House Bill 440 would limit homeowners‑association foreclosures by prohibiting foreclosure of liens that are less than 12 months delinquent, under $5,000, or composed only of fines; the committee gave the bill a due‑pass recommendation after advocates and homeowners testified of aggressive lien and foreclosure practices.

Senator Luhan and Representative Maestas presented House Bill 440 to restrict homeowner association (HOA) foreclosures on small or short‑term delinquencies. The measure would prohibit an HOA from foreclosing on a lien that is less than 12 months delinquent, is under $5,000 in total, or consists solely of fines.
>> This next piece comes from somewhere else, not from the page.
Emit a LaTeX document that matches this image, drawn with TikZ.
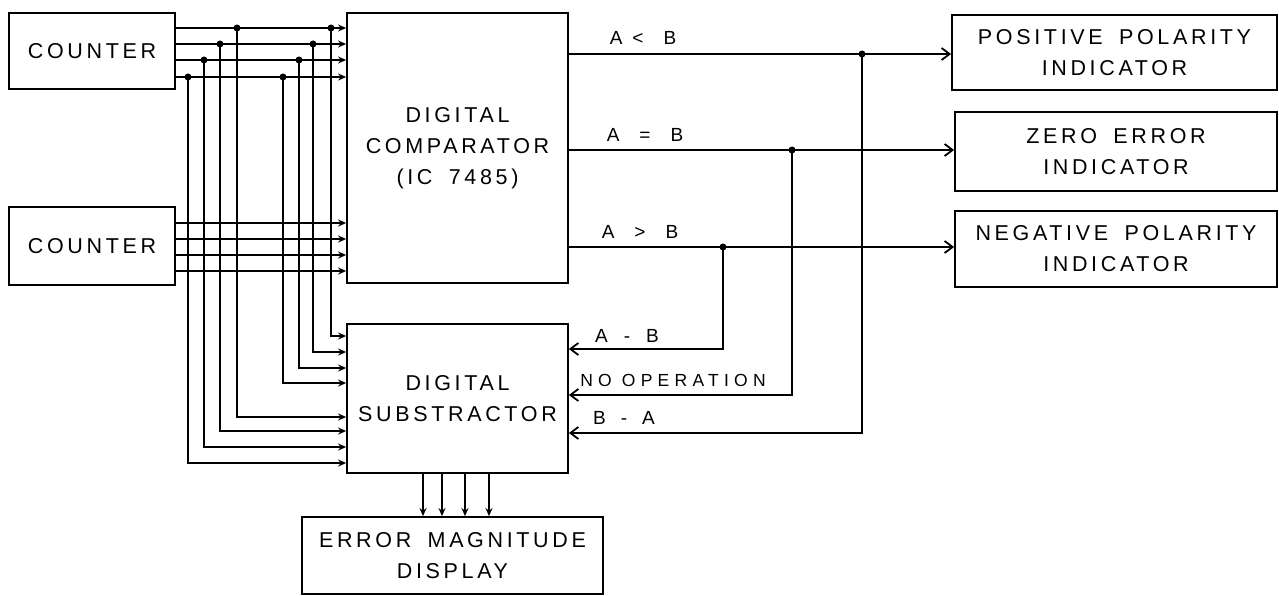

Sponsor Senator Maestas said the bill does not prevent HOAs from collecting debts; rather it aims to prevent “predatory association foreclosures” where small fines or short delinquencies result in foreclosure and loss of a homeowner’s property. He described the change as a reasonable middle ground to protect homeowners who remain current on mortgages but face aggressive HOA enforcement.

Homeowners who testified recounted cases in which HOA collections produced large attorney‑fee bills and foreclosure threats; one witness said litigation costs exceeded $57,000 in a dispute that was eventually resolved. The New Mexico Association of Realtors’ representative, Kent Cravens, spoke in support and told the committee the bill would stop a harmful practice.

Lawmakers discussed whether judges retain discretion to deny attorney‑fee awards and whether the $5,000 threshold should be adjusted; sponsors said the bill would not bar legitimate lien enforcement but would narrow the circumstances that lead to foreclosure.

The committee advanced the bill with a due‑pass recommendation by a 4‑2 vote and the measure will proceed to further floor consideration.